They got a rise out of their raise.
Good government watchdogs raked City Council members over the coals during a hearing Tuesday for trying to sneak in an 11th-hour raise for themselves.
The self-serving proposed 16% pay bump shamelessly skirts the City Charter’s ban from raising pay while in the lame duck period, argued Grace Rauh, the executive director of the Citizens Union.
“The approach that you all are considering undermines public trust and creates a troubling precedent,” she said.

The hearing exploits a legal wrinkle to effectively put the salary jump on the council’s plate for 2026 — and potentially make it one of Zohran Mamdani’s first decisions as mayor.
City Council members’ salaries have remained flat at $148,500 for nearly a decade — a growing source of frustration for the elected public servants, who’ve seen other city employees get pay bumps.
The bill introduced by Councilwoman Nantasha Williams (D-Queens) would increase their salaries to $172,500.
And the paychecks of the mayor, public advocate and borough presidents would also see bumps, if the bill is passed.
But the legislation arguably puts Mamdani, a democratic socialist who campaigned on affordability for working class New Yorkers, in a bind.
He’d potentially be asked to give himself a pay bump from the current $258,750 to $300,500 within days of taking the oath of office — or risk alienating the City Council, if he vetoes the bill.

Both Rauh and Samantha Sánchez, a policy manager at the Common Cause New York watchdog, agreed elected officials should be well paid, given the rising cost of living.
They argued council members should have instead waited for Mamdani to convene a “compensation commission” tasked with making recommendations on pay.
“This approach would preserve independent review, maintain continuity with decades of established practice, and ensure that compensation decisions are made through a legitimate and accountable process,” Sánchez said.
“It is, however, possible to raise salaries through an honest, transparent and credible process, but the legislation before you today does not do that,” Rauh said.
Rauh noted council members could pursue other routes that bypass Mamdani, such as amending the law to allow another elected official to appoint the pay commission.

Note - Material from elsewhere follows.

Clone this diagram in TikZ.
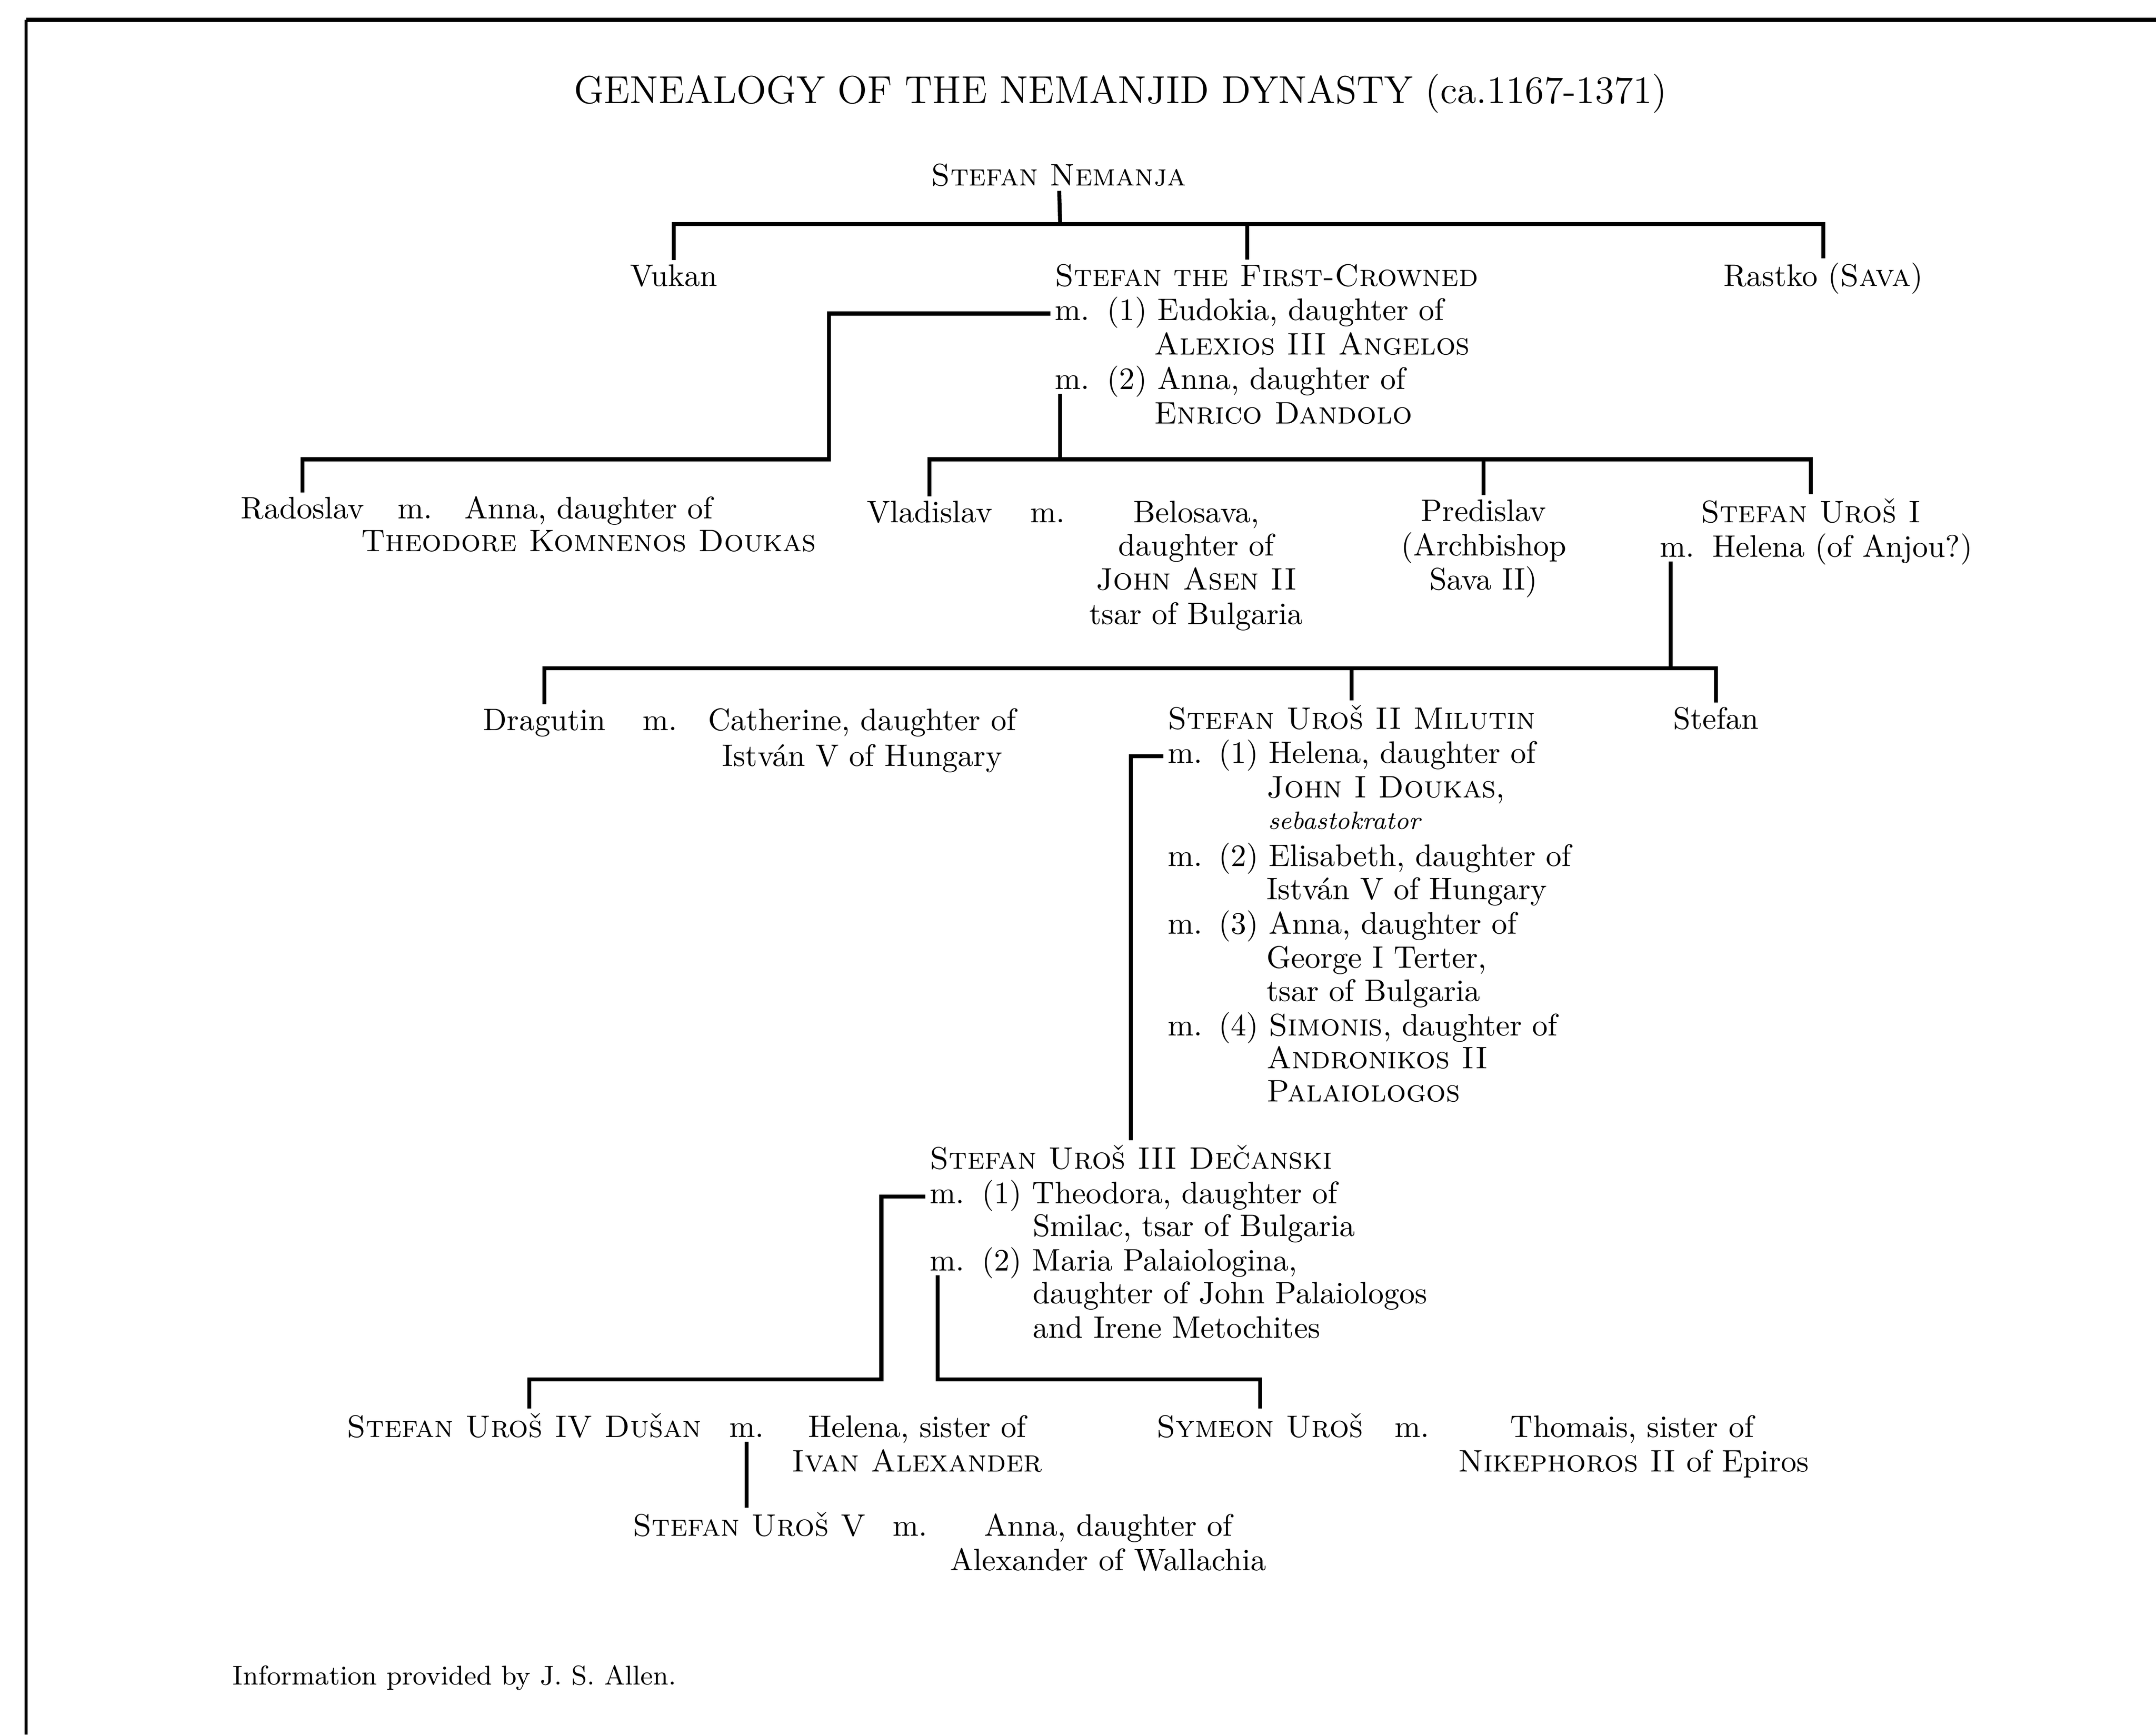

Williams initially tried to push the bill for a speedy vote before Mamdani took office, but had to scrap the plan when officials pointed out city law blocks lawmakers from voting on pay raises during the post-election lame-duck period.
She argued that calls to create a commission simply would take more time.
“I am a hopeless believer in democracy, but oftentimes it’s very hard to be deliberate in democracy, and it takes a lot of time, and so that’s just the only thing I want to add,” she said.
“Like, I completely get it, and I understand and having commissions certainly are better for public consumption, but the public has always been upset about any raises no matter how the raises have come.”
Councilman Lincoln Restler (D-Brooklyn), who chaired the hearing, seemingly tried to get ahead of negative press by slamming Mayor Eric Adams.
Adams, he noted, had unilaterally signed a personnel order in 2024 granting all managerial staff retroactive pay increases.
“They are his political appointees,” Restler said. “Do you think it’s appropriate for the mayor to give his political appointees a $2 billion salary increase that got significantly less scrutiny than today’s hearing?”